**Work to complete**
Write out the opening lines of the data word for word, up to and including the line with "years = list(range(1889, 2015))", and leave every picture and every later line out.
━━━
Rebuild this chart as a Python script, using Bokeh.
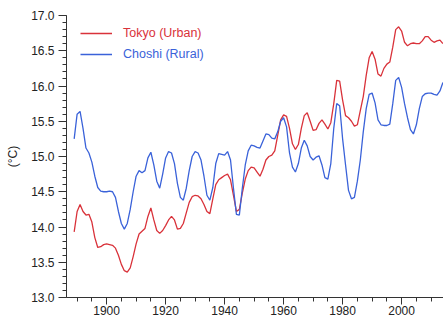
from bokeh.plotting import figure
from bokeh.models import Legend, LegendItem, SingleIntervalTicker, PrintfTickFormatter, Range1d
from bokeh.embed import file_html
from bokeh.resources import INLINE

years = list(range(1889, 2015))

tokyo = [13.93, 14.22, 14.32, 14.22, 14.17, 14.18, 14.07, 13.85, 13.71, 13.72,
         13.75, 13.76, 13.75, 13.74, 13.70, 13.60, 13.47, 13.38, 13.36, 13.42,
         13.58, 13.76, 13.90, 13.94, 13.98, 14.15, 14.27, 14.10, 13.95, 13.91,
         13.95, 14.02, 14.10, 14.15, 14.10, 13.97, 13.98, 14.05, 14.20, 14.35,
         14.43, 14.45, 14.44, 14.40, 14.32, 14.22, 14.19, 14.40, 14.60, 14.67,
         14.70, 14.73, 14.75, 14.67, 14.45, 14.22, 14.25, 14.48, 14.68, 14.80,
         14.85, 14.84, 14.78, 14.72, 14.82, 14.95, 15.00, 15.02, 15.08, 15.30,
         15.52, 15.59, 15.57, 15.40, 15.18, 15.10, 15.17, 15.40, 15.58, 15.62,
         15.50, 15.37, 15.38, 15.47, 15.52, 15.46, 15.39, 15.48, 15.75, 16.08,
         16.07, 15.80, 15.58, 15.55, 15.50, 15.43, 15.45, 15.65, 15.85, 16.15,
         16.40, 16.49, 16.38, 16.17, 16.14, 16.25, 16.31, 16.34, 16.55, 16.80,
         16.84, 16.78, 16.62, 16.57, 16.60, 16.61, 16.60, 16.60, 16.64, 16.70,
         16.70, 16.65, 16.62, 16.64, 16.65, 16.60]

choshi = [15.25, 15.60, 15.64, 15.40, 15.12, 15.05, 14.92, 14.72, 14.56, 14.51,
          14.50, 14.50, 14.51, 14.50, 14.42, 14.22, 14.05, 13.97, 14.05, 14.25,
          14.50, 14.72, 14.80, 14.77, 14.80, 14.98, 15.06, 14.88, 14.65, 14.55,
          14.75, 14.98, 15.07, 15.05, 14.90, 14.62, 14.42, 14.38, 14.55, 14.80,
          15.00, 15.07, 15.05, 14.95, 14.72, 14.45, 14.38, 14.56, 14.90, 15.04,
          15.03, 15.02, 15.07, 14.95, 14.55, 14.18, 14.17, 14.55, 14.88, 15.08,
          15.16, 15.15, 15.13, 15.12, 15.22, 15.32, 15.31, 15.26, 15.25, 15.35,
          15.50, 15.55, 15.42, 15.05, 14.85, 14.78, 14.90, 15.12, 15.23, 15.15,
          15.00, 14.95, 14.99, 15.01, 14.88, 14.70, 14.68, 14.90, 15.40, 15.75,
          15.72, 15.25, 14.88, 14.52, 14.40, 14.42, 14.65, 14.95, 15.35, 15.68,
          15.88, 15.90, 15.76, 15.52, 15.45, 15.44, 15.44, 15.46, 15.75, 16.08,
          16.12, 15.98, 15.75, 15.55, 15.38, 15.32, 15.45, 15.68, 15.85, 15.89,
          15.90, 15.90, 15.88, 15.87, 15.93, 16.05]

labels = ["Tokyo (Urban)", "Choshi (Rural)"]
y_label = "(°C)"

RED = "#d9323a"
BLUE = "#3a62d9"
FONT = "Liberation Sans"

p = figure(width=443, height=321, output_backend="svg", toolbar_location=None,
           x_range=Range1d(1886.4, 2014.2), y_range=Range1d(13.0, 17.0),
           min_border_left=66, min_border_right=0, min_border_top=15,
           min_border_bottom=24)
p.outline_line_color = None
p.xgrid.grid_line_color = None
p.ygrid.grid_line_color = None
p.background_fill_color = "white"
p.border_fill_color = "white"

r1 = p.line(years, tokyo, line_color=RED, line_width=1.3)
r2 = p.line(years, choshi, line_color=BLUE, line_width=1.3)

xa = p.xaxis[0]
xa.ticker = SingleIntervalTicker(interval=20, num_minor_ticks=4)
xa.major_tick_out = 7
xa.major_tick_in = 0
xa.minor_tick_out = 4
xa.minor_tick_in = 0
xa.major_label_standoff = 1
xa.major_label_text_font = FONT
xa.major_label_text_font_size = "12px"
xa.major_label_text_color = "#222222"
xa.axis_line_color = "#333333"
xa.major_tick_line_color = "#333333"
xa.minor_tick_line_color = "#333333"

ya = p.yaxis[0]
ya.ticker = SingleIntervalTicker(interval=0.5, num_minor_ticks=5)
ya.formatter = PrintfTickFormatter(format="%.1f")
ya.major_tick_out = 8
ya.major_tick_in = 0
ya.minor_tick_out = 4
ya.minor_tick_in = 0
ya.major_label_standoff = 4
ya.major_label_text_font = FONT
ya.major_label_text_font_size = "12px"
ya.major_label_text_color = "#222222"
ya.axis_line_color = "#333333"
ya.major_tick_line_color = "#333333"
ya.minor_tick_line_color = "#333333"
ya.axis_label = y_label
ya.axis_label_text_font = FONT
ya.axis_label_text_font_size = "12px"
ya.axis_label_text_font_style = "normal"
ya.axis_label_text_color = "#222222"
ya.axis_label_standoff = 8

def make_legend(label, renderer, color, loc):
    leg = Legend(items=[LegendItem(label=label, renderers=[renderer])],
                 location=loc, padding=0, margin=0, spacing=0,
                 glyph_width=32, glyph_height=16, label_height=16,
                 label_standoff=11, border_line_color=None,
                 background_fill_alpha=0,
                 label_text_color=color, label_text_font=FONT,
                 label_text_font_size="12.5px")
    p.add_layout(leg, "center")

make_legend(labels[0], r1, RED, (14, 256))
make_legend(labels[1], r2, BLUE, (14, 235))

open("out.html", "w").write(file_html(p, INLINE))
━━━
**Result of this task**
Rebuild this chart as a Python script, using Bokeh.
from bokeh.plotting import figure
from bokeh.models import Legend, LegendItem, SingleIntervalTicker, PrintfTickFormatter, Range1d
from bokeh.embed import file_html
from bokeh.resources import INLINE

years = list(range(1889, 2015))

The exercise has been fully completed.